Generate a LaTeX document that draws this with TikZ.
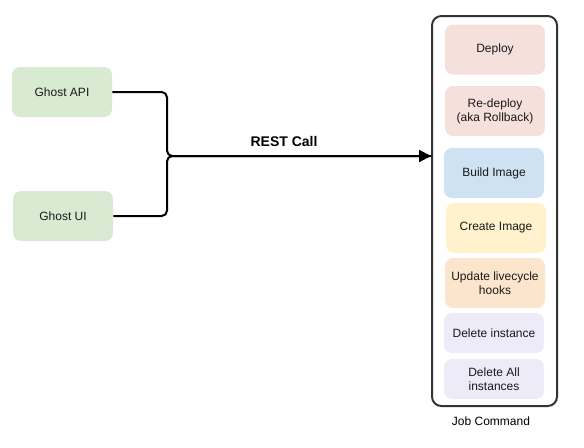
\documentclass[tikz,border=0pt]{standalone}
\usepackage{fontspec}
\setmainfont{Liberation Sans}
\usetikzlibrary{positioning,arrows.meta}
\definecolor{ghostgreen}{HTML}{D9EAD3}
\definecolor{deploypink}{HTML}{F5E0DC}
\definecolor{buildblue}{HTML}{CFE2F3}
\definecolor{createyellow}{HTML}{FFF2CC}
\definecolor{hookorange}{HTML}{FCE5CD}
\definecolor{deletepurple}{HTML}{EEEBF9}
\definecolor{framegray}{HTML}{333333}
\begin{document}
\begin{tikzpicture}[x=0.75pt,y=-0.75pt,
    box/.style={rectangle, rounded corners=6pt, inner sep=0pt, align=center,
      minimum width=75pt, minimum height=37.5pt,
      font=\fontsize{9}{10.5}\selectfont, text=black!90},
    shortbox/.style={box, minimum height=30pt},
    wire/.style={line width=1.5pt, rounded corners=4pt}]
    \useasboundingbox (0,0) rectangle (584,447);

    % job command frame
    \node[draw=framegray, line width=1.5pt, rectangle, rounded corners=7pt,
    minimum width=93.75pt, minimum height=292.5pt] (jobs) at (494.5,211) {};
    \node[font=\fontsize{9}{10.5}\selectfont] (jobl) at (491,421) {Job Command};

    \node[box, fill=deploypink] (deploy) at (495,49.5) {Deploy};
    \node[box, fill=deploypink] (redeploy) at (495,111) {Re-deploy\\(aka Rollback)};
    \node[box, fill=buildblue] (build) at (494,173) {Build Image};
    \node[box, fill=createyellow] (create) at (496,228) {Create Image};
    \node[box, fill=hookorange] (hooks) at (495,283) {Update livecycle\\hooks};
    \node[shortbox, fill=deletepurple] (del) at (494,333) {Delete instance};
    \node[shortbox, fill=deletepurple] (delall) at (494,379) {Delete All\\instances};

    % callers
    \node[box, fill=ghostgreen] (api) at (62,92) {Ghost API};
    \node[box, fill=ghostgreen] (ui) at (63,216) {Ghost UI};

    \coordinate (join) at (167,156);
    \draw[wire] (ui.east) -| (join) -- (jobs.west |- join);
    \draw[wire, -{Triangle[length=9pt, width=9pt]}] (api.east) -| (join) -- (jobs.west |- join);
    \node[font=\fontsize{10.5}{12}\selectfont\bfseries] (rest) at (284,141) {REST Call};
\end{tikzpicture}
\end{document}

---

**Challenge**
Write out the data precisely as given, excluding the pictures.

**Output of the exercise**
Generate a LaTeX document that draws this with TikZ.
\documentclass[tikz,border=0pt]{standalone}
\usepackage{fontspec}
\setmainfont{Liberation Sans}
\usetikzlibrary{positioning,arrows.meta}
\definecolor{ghostgreen}{HTML}{D9EAD3}
\definecolor{deploypink}{HTML}{F5E0DC}
\definecolor{buildblue}{HTML}{CFE2F3}
\definecolor{createyellow}{HTML}{FFF2CC}
\definecolor{hookorange}{HTML}{FCE5CD}
\definecolor{deletepurple}{HTML}{EEEBF9}
\definecolor{framegray}{HTML}{333333}
\begin{document}
\begin{tikzpicture}[x=0.75pt,y=-0.75pt,
    box/.style={rectangle, rounded corners=6pt, inner sep=0pt, align=center,
      minimum width=75pt, minimum height=37.5pt,
      font=\fontsize{9}{10.5}\selectfont, text=black!90},
    shortbox/.style={box, minimum height=30pt},
    wire/.style={line width=1.5pt, rounded corners=4pt}]
    \useasboundingbox (0,0) rectangle (584,447);

    % job command frame
    \node[draw=framegray, line width=1.5pt, rectangle, rounded corners=7pt,
    minimum width=93.75pt, minimum height=292.5pt] (jobs) at (494.5,211) {};
    \node[font=\fontsize{9}{10.5}\selectfont] (jobl) at (491,421) {Job Command};

    \node[box, fill=deploypink] (deploy) at (495,49.5) {Deploy};
    \node[box, fill=deploypink] (redeploy) at (495,111) {Re-deploy\\(aka Rollback)};
    \node[box, fill=buildblue] (build) at (494,173) {Build Image};
    \node[box, fill=createyellow] (create) at (496,228) {Create Image};
    \node[box, fill=hookorange] (hooks) at (495,283) {Update livecycle\\hooks};
    \node[shortbox, fill=deletepurple] (del) at (494,333) {Delete instance};
    \node[shortbox, fill=deletepurple] (delall) at (494,379) {Delete All\\instances};

    % callers
    \node[box, fill=ghostgreen] (api) at (62,92) {Ghost API};
    \node[box, fill=ghostgreen] (ui) at (63,216) {Ghost UI};

    \coordinate (join) at (167,156);
    \draw[wire] (ui.east) -| (join) -- (jobs.west |- join);
    \draw[wire, -{Triangle[length=9pt, width=9pt]}] (api.east) -| (join) -- (jobs.west |- join);
    \node[font=\fontsize{10.5}{12}\selectfont\bfseries] (rest) at (284,141) {REST Call};
\end{tikzpicture}
\end{document}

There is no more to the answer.